I went to Jerusalem’s Western Wall this morning, forgetting the implications of going there on the first day of the Jewish month. Those in the know, of course, recognize this day as the one that brings the controversial “Women of the Wall” to come and pray there.
In the recent past, this group has drawn tremendous attention in the press. More than anything else, it is the fierce and sometimes violent opposition that it has met from certain segments of the Orthodox population that has taken this rather small group into the headlines and, in turn, forced the hand of the Israeli government and courts to try to deal with situation.
For whatever reason, today was rather quiet. Not that the women were quiet, they were actually rather loud, though thankfully usually on key. There was also a group of even louder men not too far away – I couldn’t tell if they were there to drown out the women, to support them or simply enthusiastic about their prayers. I didn’t ask and I didn’t really care. And that’s what made it special. No one else seemed to care either. Even more special.
Going to the Wall has always been an ambivalent experience for me. There is an overwhelming sense of holiness that makes it easy to remove oneself from the world and feel a profound connection to God, to the Jewish people and its history. At the same time, the host of tourists, beggars and loud bar mitzvah ceremonies with the myriad video cameras has made the Kotel into a palace of distraction.
My focus this morning was less broken by the Women of the Wall and whoever those Men of the Wall happened to be than by the custodial staff who are hired to endlessly move chairs and tables for no apparent reason except to annoy worshipers who seek to put down their backpacks or ritual objects only to find them halfway across the Plaza, if they are not too careful. Then there was the rival prayer group who decided to set itself up two meters away from my group when most of the Plaza was empty, making it almost impossible to hear the authentic and impossibly gentle Yemenite Torah reader in my group. But somehow we accept it all. That’s simply the way it is at the Wall, and as long as a true minimum of decorum is kept, almost anything goes.

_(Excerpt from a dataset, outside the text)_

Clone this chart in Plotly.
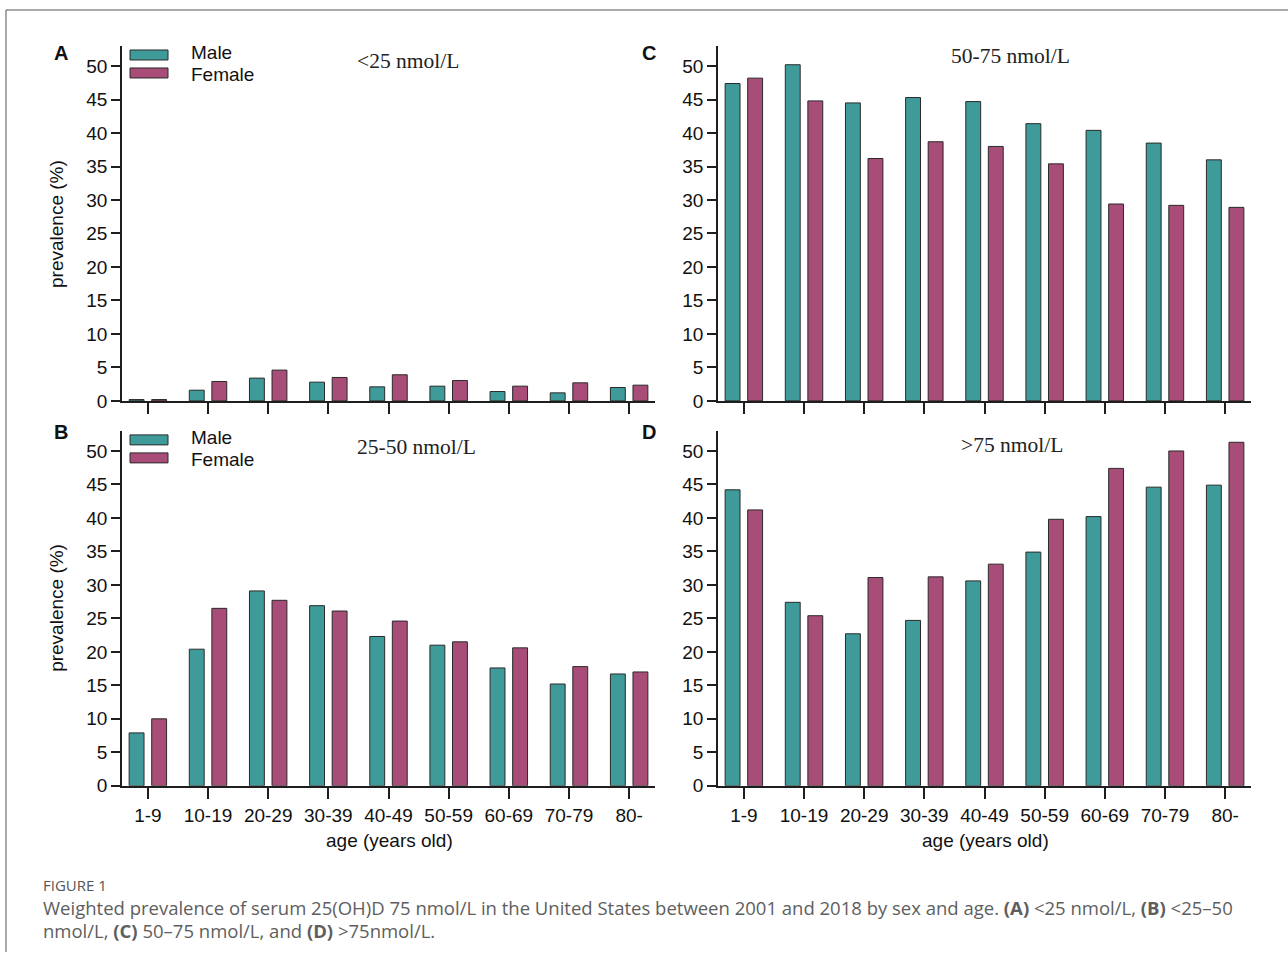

So I was glad to see everyone ignoring The Women of the Wall. I strongly disagree with their views and I am no liberal when it comes to issues of religion and state. But I came at the Wall to pray, not to be annoyed.

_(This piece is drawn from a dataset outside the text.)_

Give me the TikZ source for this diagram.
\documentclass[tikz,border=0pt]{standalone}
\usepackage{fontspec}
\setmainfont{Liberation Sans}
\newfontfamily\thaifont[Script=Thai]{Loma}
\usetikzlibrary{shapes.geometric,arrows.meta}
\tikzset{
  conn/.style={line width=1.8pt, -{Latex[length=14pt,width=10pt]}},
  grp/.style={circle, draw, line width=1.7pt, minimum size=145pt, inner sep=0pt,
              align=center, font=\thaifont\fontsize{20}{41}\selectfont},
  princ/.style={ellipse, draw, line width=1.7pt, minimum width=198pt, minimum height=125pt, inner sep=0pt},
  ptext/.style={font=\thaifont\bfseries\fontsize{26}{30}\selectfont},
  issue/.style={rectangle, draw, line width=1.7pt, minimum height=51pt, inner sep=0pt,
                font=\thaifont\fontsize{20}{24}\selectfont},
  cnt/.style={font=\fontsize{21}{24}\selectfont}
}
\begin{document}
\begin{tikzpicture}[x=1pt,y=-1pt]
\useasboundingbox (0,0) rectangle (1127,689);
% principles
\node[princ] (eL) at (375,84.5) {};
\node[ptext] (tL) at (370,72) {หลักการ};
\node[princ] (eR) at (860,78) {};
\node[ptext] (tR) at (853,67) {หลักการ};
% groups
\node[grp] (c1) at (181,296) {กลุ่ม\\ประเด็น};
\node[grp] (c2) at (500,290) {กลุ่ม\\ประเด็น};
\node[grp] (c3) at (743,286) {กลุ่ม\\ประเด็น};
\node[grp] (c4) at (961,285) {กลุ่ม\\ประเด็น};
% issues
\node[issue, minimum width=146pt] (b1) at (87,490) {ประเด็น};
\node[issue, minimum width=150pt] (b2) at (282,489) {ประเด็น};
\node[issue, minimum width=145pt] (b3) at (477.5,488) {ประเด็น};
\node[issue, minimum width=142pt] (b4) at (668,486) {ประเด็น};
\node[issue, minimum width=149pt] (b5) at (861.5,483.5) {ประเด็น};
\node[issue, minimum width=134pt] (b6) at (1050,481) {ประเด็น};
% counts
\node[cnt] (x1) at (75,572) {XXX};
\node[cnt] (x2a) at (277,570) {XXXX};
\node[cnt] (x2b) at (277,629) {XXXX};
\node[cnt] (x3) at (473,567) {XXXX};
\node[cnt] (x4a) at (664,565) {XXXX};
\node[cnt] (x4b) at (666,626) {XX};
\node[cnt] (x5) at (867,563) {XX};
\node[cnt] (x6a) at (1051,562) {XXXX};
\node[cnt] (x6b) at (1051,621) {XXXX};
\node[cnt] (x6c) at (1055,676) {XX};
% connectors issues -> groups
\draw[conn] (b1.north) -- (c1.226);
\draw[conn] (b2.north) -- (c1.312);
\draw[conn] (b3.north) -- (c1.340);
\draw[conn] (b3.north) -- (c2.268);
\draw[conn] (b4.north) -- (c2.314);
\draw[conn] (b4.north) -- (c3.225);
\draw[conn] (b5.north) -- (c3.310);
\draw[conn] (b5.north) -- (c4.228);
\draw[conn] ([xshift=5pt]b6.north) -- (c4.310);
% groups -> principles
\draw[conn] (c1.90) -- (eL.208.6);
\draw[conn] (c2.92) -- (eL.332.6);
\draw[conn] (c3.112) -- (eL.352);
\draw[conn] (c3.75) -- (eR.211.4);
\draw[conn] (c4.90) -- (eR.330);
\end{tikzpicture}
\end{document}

But there is something else. I didn’t care about the Women of the Wall because I was involved in something that made everything else pale in comparison. All of a sudden it’s not just the Plaza that becomes much bigger, it’s the entire world. In that world, there is room for just about everyone.
And as Maimonides says so beautifully, in such a state of mind, one can only feel one’s own smallness. At that point, who has an interest in criticizing others?

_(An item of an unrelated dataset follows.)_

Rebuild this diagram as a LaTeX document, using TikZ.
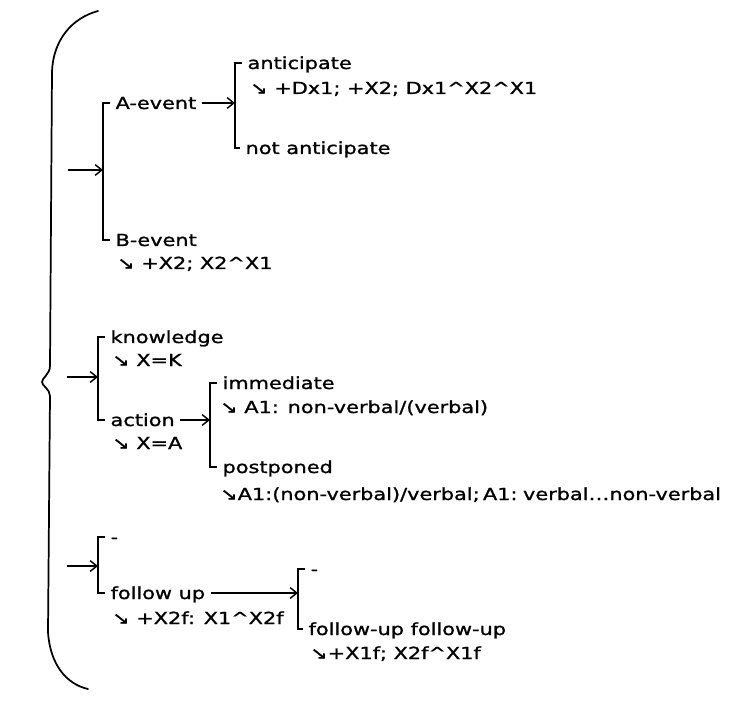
\documentclass[tikz,border=0pt]{standalone}
\usepackage{fontspec}
\newfontfamily\gfont{DejaVu Sans}[FakeStretch=1.25, FakeBold=1.2]
\usetikzlibrary{arrows.meta, calc}

\begin{document}
\begin{tikzpicture}[
  x=0.75pt, y=-0.75pt,
  lbl/.style={anchor=west, inner xsep=4pt, inner ysep=0pt, text height=9pt, text depth=0pt, font=\gfont\fontsize{12.5}{15}\selectfont},
  sub/.style={lbl, inner xsep=0pt},
  brk/.style={line width=1.4pt},
  arr/.style={-{Straight Barb[length=5pt, width=8pt]}, line width=1.1pt},
  brace/.style={line width=1.3pt, line cap=round},
]
  \useasboundingbox (0,0) rectangle (754,713);

  % the big brace
  \draw[brace] (98,11) .. controls (72,18) and (53,40) .. (52,72) -- (50,366)
    .. controls (50,374) and (42,378) .. (42,382)
    .. controls (42,386) and (50,389) .. (50,396) -- (48,632)
    .. controls (50,664) and (66,684) .. (88,689);

  % events
  \node[lbl] (aev) at (110,103) {A-event};
  \node[lbl] (bev) at (110,240) {B-event};
  \node[sub] (bevsub) at (117,263) {↘ +X2; X2\textasciicircum X1};
  \node[lbl] (ant) at (242,63) {anticipate};
  \node[sub] (antsub) at (250,88) {↘ +Dx1; +X2; Dx1\textasciicircum X2\textasciicircum X1};
  \node[lbl] (nant) at (240,148) {not anticipate};
  \coordinate (in1) at (68,170);
  \coordinate (b1) at ([shift={(-7,0)}]aev.west);
  \coordinate (b2) at ([shift={(-7,0)}]ant.west);

  \draw[brk] (aev.west) -- (b1) |- (bev.west);
  \draw[brk] (ant.west) -- (b2) |- (nant.west);
  \draw[arr] (in1) -- (in1 -| b1);
  \draw[arr] (aev.east) -- (aev.east -| b2);

  % knowledge / action
  \node[lbl] (kn) at (105,337) {knowledge};
  \node[sub] (knsub) at (112,360) {↘ X=K};
  \node[lbl] (act) at (105,420) {action};
  \node[sub] (actsub) at (112,443) {↘ X=A};
  \node[lbl] (imm) at (217,383) {immediate};
  \node[sub] (immsub) at (220,407) {↘ A1: non-verbal/(verbal)};
  \node[lbl] (post) at (217,467) {postponed};
  \node[sub] (postsub) at (220,494) {\spaceskip=2.5pt ↘A1:(non-verbal)/verbal; A1: verbal…non-verbal};
  \coordinate (in2) at (67,377);
  \coordinate (b3) at ([shift={(-7,0)}]kn.west);
  \coordinate (b4) at ([shift={(-7,0)}]imm.west);

  \draw[brk] (kn.west) -- (b3) |- (act.west);
  \draw[brk] (imm.west) -- (b4) |- (post.west);
  \draw[arr] (in2) -- (in2 -| b3);
  \draw[arr] (act.east) -- (act.east -| b4);

  % follow up
  \node[lbl] (d1) at (105,537) {-};
  \node[lbl] (fu) at (105,593) {follow up};
  \node[sub] (fusub) at (112,618) {↘ +X2f: X1\textasciicircum X2f};
  \node[lbl] (d2) at (305,569) {-};
  \node[lbl] (fufu) at (303,629) {follow-up follow-up};
  \node[sub] (fufusub) at (310,653) {↘+X1f; X2f\textasciicircum X1f};
  \coordinate (in3) at (67,566);
  \coordinate (b5) at ([shift={(-7,0)}]d1.west);
  \coordinate (b6) at ([shift={(-7,0)}]d2.west);

  \draw[brk] (d1.west) -- (b5) |- (fu.west);
  \draw[brk] (d2.west) -- (b6) |- (fufu.west);
  \draw[arr] (in3) -- (in3 -| b5);
  \draw[arr] (fu.east) -- (fu.east -| b6);
\end{tikzpicture}
\end{document}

When I reflect on this morning, I can’t help but feel that the answer to so many of our social and political problems actually lies within ourselves. As a person focuses on what is really important, so many squabbles and issues turn out to be rather minor.
Israel marks another anniversary next week. We are stronger than we have ever been politically, economically and militarily. But none of this insures our long term success. From my perspective, the real question is whether we are stronger spiritually. If so, we can weather all the inevitable storms that come our way. If we are not, however, we will inevitably fall. Surely, we are no worse than most other nations on that score. But from the perspective of a nation that thinks of itself as eternal, this can be of little solace.
We should celebrate on Yom Ha’atzmuat; there is much to be happy about. But if we want to continue celebrating in the long run, we should take just a little bit of time to introspect, to take the best of the Plaza and bring it to the rest of Israel.